Engineering

2024

Diabetes Risk Prediction — ML Study

Academic project · Python · scikit-learn

Pythonscikit-learnpandasKNNSVMRandom ForestK-Means

768

patients in dataset

8

physiological features

3

classifiers trained

75.3%

SVM best accuracy

The Pima Indians Diabetes Database contains 768 patient records with 8 physiological measurements — Glucose, BMI, Insulin, Age, Blood Pressure, Skin Thickness, Diabetes Pedigree Function, and number of pregnancies — and a binary outcome: diabetic or not.

The goal was not just to reach the highest accuracy. It was to understand why the models behave the way they do, and to validate those patterns unsupervised — without looking at the labels.

The data has a hidden problem

Before any model was trained, the dataset needed cleaning. Zero values appear for physiological variables that are biologically impossible — Glucose = 0, BMI = 0. These are missing values, not real measurements. They were imputed with the median for each outcome class, preserving the class-specific distributions.

Feature correlation matrix
Correlation matrix — Glucose and BMI show the strongest correlation with the diabetes outcome. These two features drive most of the predictive signal.

Three classifiers, three perspectives

~Tested

KNN — k=11

73.2% accuracy. Optimal k found by cross-validation. Sensitive to feature scale — StandardScaler applied. Interpretable but limited.

~Tested

Random Forest — 100 trees

74.0% accuracy. Feature importance: Glucose > BMI > Age. Robust to outliers, but only marginal gain over KNN here.

Deployed

SVM — RBF kernel

75.3% accuracy. Best AUC on ROC curve. Grid search over C and γ. The decision boundary generalises best on this dataset.

ROC curves for all three classifiers
ROC curves — all three classifiers. SVM achieves the highest AUC, confirming its superiority beyond simple accuracy.

Unsupervised validation: K-Means finds the same truth

The most striking result wasn't from a supervised model. K-Means (k=2) was run on Glucose and BMI only — without using the labels at all.

K-Means found the diabetic cluster without looking at a single label. The structure was real, not learned.

K-Means clustering on Glucose and BMI
K-Means (k=2) on Glucose × BMI — Cluster 1 (low glucose, low BMI) maps to non-diabetic patients. Cluster 2 (high glucose, high BMI) maps to diabetic patients. The cluster boundaries align with the SVM decision boundary.

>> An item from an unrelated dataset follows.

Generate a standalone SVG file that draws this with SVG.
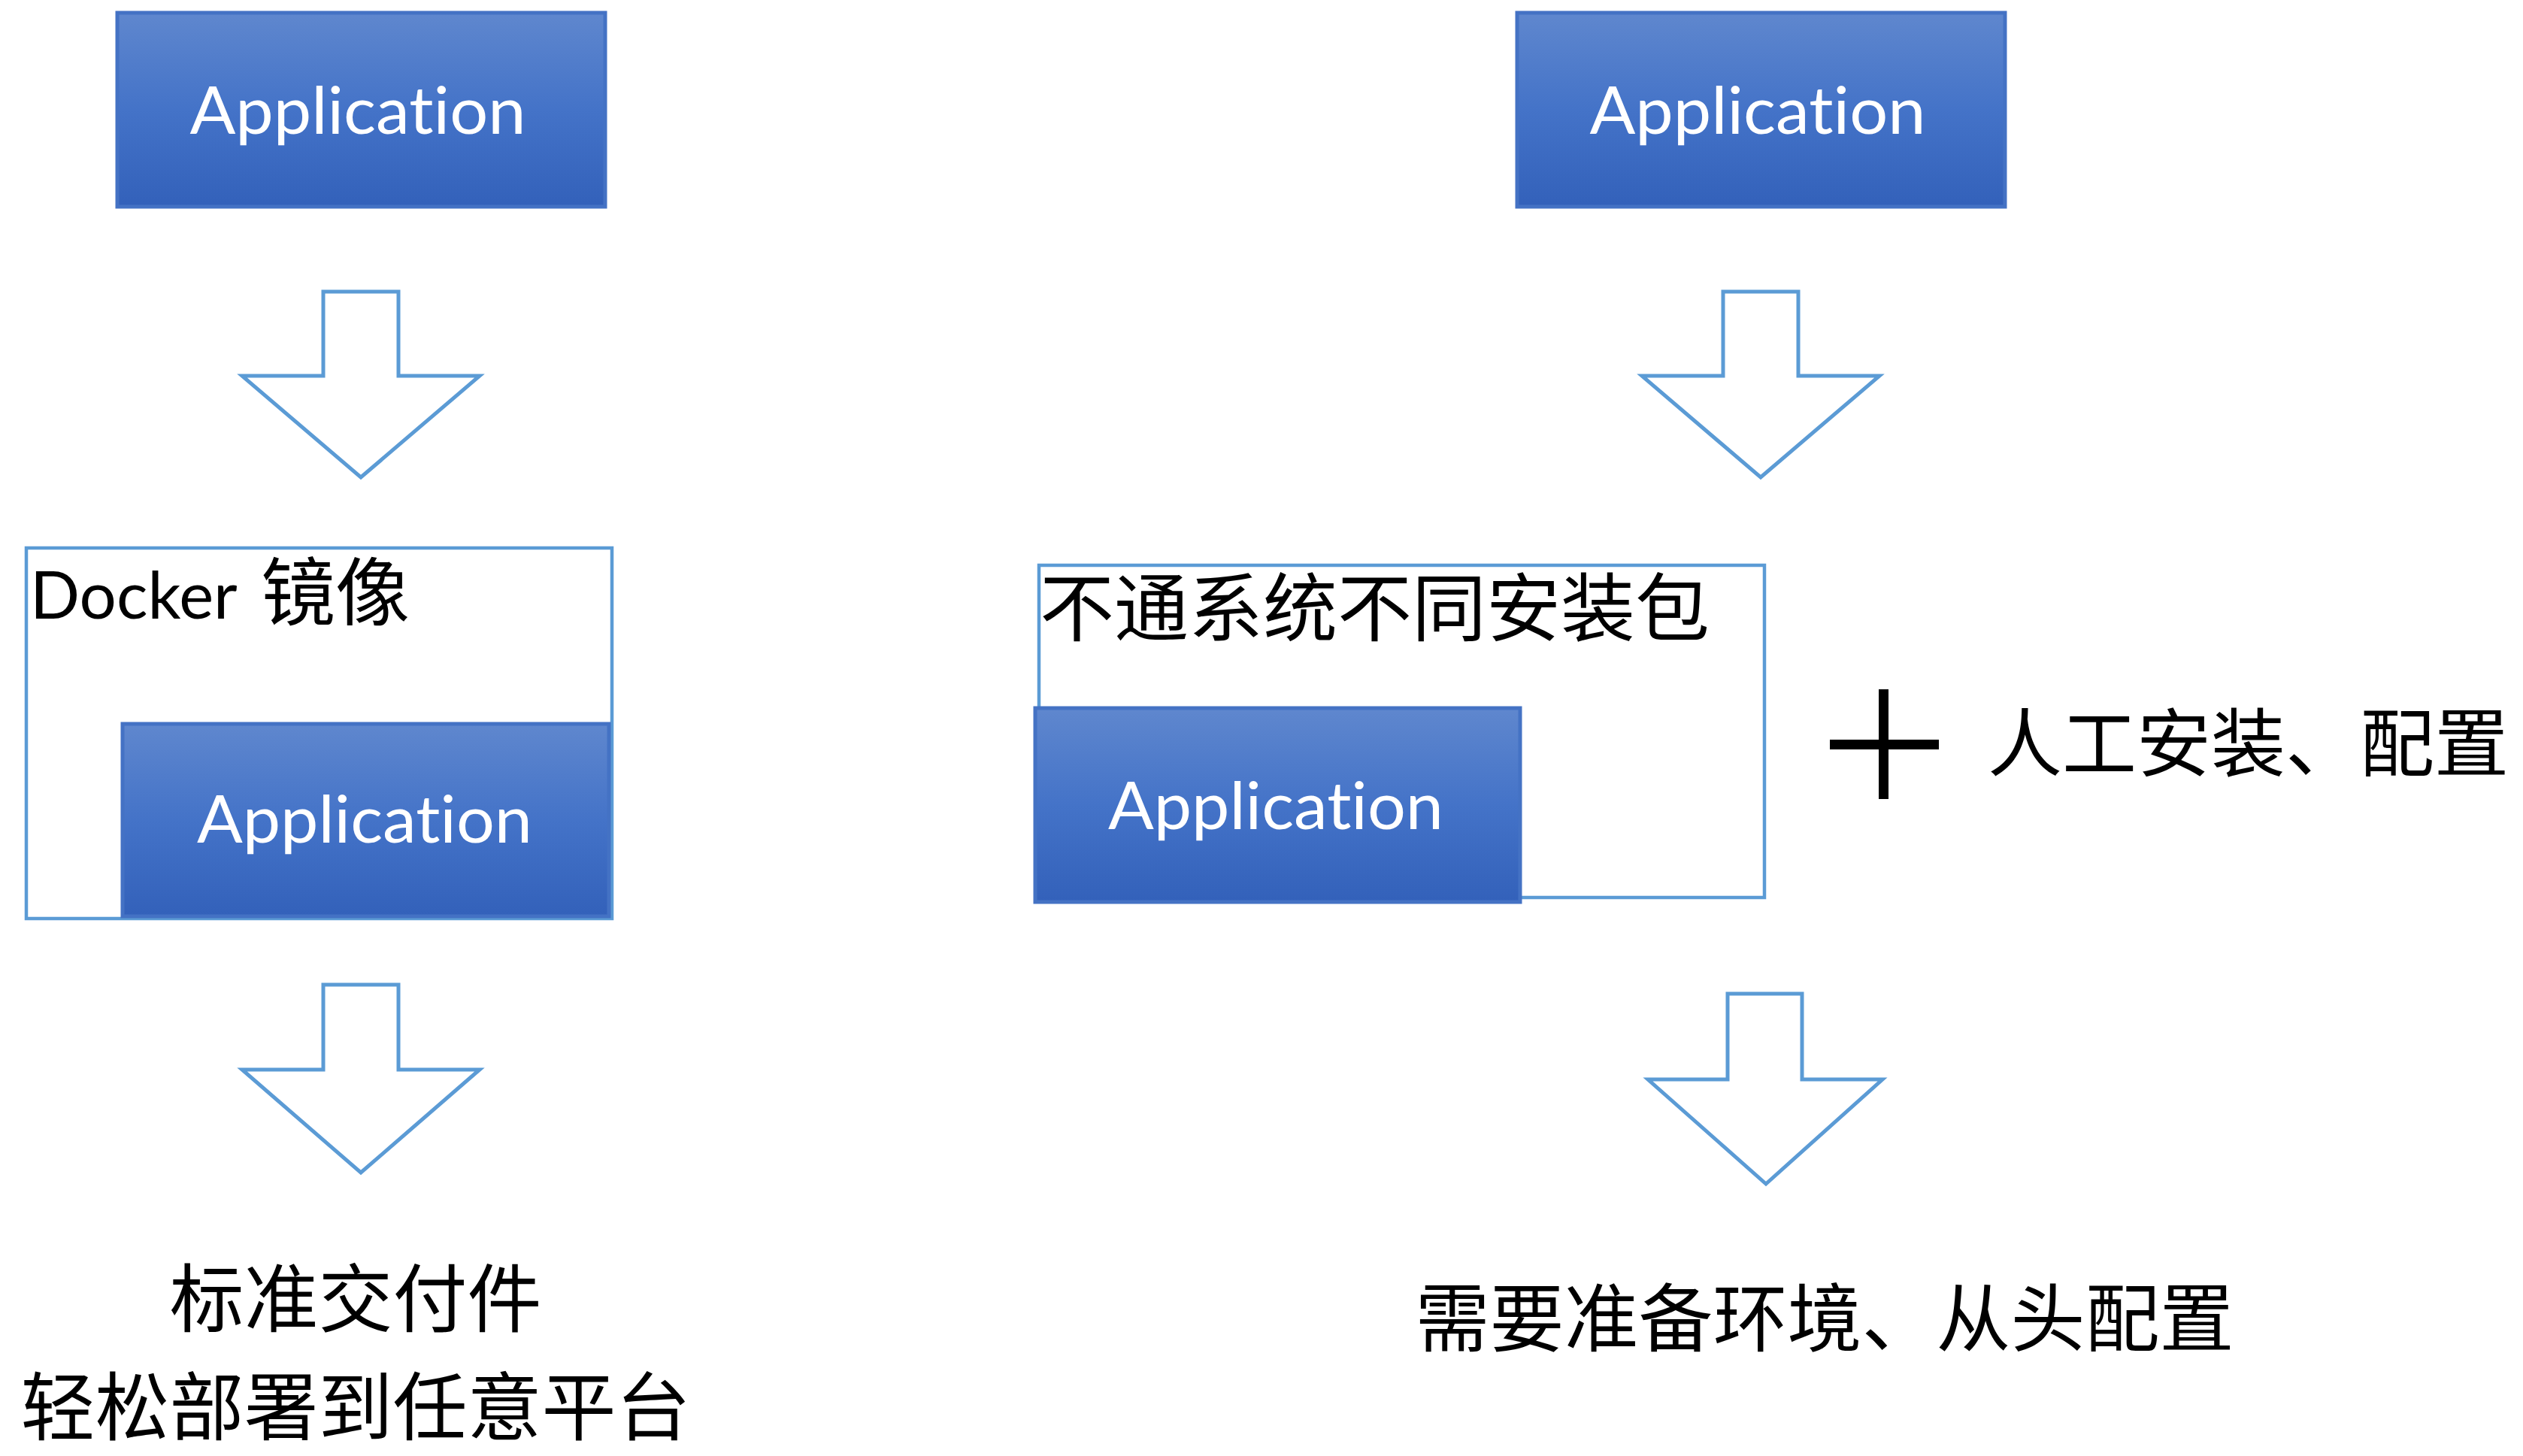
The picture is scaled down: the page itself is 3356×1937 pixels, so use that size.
<svg xmlns="http://www.w3.org/2000/svg" width="3356" height="1937" viewBox="0 0 3356 1937">
<defs>
<linearGradient id="appGrad" x1="0" y1="0" x2="0" y2="1">
<stop offset="0" stop-color="#5F87CE"/>
<stop offset="0.5" stop-color="#4473C8"/>
<stop offset="1" stop-color="#3361BA"/>
</linearGradient>
</defs>
<style>
.app{fill:url(#appGrad);stroke:#4472C4;stroke-width:5}
.apptxt{fill:#FFFFFF;font-family:Lato,"Open Sans","Liberation Sans",sans-serif;font-size:87px;text-anchor:middle;font-variant-ligatures:none;font-feature-settings:"liga" 0}
.frame{fill:#FFFFFF;stroke:#5B9BD5;stroke-width:4.5}
.arrow{fill:#FFFFFF;stroke:#5B9BD5;stroke-width:5;stroke-linejoin:miter}
.cjk{fill:#000000;font-family:"Noto Sans CJK SC","Noto Sans CJK JP",sans-serif;font-size:99px}
.lat{fill:#000000;font-family:Lato,"Open Sans","Liberation Sans",sans-serif;font-size:87px;font-variant-ligatures:none}
</style>
<rect width="3356" height="1937" fill="#FFFFFF"/>

<g id="app-left-top">
<rect class="app" x="156" y="17" width="649" height="258"/>
<text class="apptxt" x="476" y="178" textLength="447" lengthAdjust="spacingAndGlyphs">Application</text>
</g>

<g id="app-right-top">
<rect class="app" x="2018" y="17" width="649" height="258"/>
<text class="apptxt" x="2338" y="178" textLength="447" lengthAdjust="spacingAndGlyphs">Application</text>
</g>

<g id="docker-image">
<rect class="frame" x="35" y="729" width="779" height="493"/>
<text x="40" y="823"><tspan class="lat">Docker </tspan><tspan class="cjk" x="347" y="824">镜像</tspan></text>
<rect class="app" x="163" y="963" width="647" height="256"/>
<text class="apptxt" x="485" y="1121" textLength="446" lengthAdjust="spacingAndGlyphs">Application</text>
</g>

<g id="package-box">
<rect class="frame" x="1382" y="752" width="965" height="442"/>
<text class="cjk" x="1383" y="845">不通系统不同安装包</text>
<rect class="app" x="1377" y="942" width="645" height="258"/>
<text class="apptxt" x="1697" y="1103" textLength="446" lengthAdjust="spacingAndGlyphs">Application</text>
</g>

<g id="manual-config">
<rect x="2499" y="917" width="13" height="146" fill="#000000"/>
<rect x="2434" y="984" width="145" height="13" fill="#000000"/>
<text class="cjk" x="2644" y="1025">人工安装、配置</text>
</g>

<g id="result-left">
<text class="cjk" x="473" y="1764" text-anchor="middle">标准交付件</text>
<text class="cjk" x="473" y="1908" text-anchor="middle">轻松部署到任意平台</text>
</g>

<g id="result-right">
<text class="cjk" x="2427" y="1790" text-anchor="middle">需要准备环境、从头配置</text>
</g>

<g id="connectors">
<polygon class="arrow" points="430,388 530,388 530,500 638,500 480,635 322,500 430,500"/>
<polygon class="arrow" points="2292,388 2392,388 2392,500 2500,500 2342,635 2184,500 2292,500"/>
<polygon class="arrow" points="430,1310 530,1310 530,1423 638,1423 480,1560 322,1423 430,1423"/>
<polygon class="arrow" points="2298,1322 2397,1322 2397,1436 2504,1436 2349,1575 2192,1436 2298,1436"/>
</g>
</svg>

The two clusters align almost exactly with the SVM decision boundary. This means the two-class structure is genuinely present in the geometry of the data — the supervised models are not inventing a separation that isn't there.

What this demonstrates

This project demonstrates the full ML pipeline — not just the modelling step. Data cleaning with biological reasoning, EDA before any model is fit, supervised learning with cross-validation tuning, and unsupervised validation to check that the supervised boundary reflects real structure. The K-Means result is the one worth remembering: it shows the classification problem is real, not an artefact of the training procedure.